Needless to say the conductor found himself with a wet sponge on his head and a choice of his last request within minutes.

"I want a silver platter with three dozen bananas on it." The bananas were found and were eaten surprisingly quickly. This time the guards had taken a few more precautions to make sure this conductor ceased to be this time around. When the switch was flicked, the lights dimmed in the guard house and throughout the whole nieghbouring power grid. The conductor glowed, everyones hair stood on end and the room smelt of pancakes. This time he was surely dead.

His funeral was a big occasion, not only did his many fans and friends attended but also scores of people that just wanted to make sure that he was dead. The service was touching and was filled with tears.
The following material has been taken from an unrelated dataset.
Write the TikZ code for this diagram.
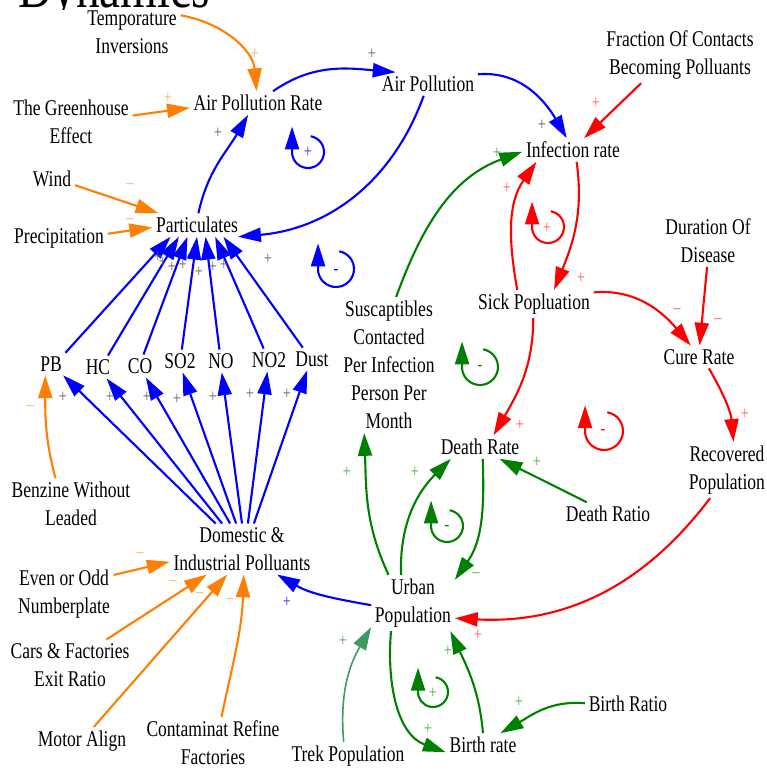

However, when his casket was being lowered into the ground... a knock was heard and the lid of the casket opened. Ladies fainted, children screamed and the men became boys once again as the conductor rose out of the casket wondering why his eyebrows were so charred.

This time however, the judge that had sentenced him to death three times now was at the funeral (one of the people that just wanted to make sure he was an Ex-Parrot... err Person) and timidly he approached the composer and asked:

"I have sentence you to death by electrocution now three times, but each time you have survived. What is your secret?"

The conductor took a deep breath and replied...

"Its no secret... I've been trying to tell people for weeks now that I'm a bad conductor"

There it is! My favourite joke EVER. And my enjoyment of it has probably more to do that it wastes at least 20 minutes of someones life than the punchline, but hey! There it is!